As for what I’ll be doing, I’ve got a bunch of freelance work lined up from when I didn’t know if I’d have a job or need to start building a freelance career – now I won’t need the work as badly, but I’ve already committed to the projects (plus I know I’ll enjoy the programming and design work). It’s strange – I’ll probably have the final dissertation draft in by the time I move down to DC, but I’ll still be doing freelance stuff after the move. Even more, I’ll move to DC only to then have to return to Ithaca for my defense and last-minute fixes, then rushing right back to DC to start at George Mason on August 1.

I’m really not complaining, honest – I’m incredibly lucky to be in the situation in which I find myself, and I know it.

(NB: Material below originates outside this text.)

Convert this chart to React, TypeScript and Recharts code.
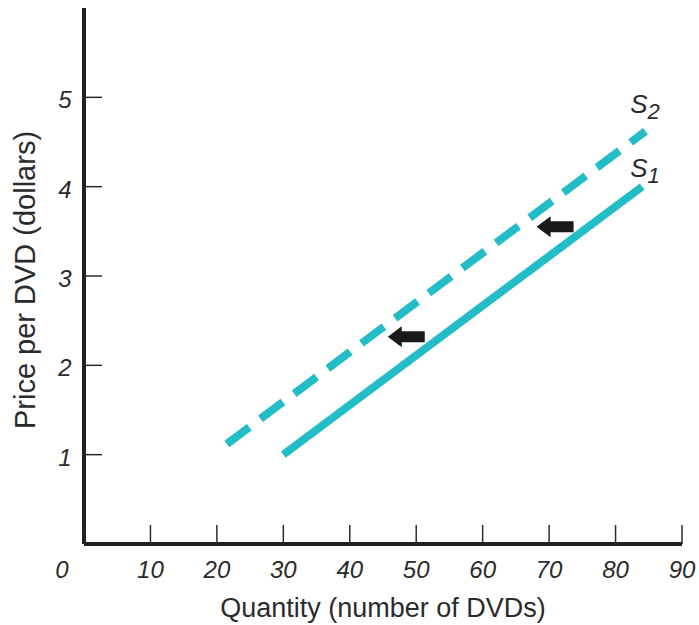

I’ve got a job lined up, I’ve got freelance work to tide me over until then, the end of graduate school is within reach, I’ve got an amazing girlfriend who loves me enough to move to a different city and start a new life with me.

It all just feels strangely anticlimactic.

Big News…

Tuesday, May 4th, 2004

As I’ve written before, I’ve been rather deliberately avoiding writing about many of the biggest things occupying my mind over the past few months. Finally, however, I’m at a point where I can start thinking out loud again: the semester’s drawing to a close, my travel plans for the summer are set, and my dissertation is no longer crowding out all other urges to write from my being.

Also, I’ve accepted a job.

For the next few years, I’ll be a Research Assistant Professor at George Mason University‘s Center for History and New Media. The job sounds fantastic: I’ll get to do history and develop/evangelize new tools for historians to use. I’ll miss being in the classroom (there’s no teaching involved, though I might have the option of doing so should I want to), but this seems to be the best possible thing for my career right now…there’ll be plenty more time for teaching down the road, I suspect. In the meantime – DC, here I come!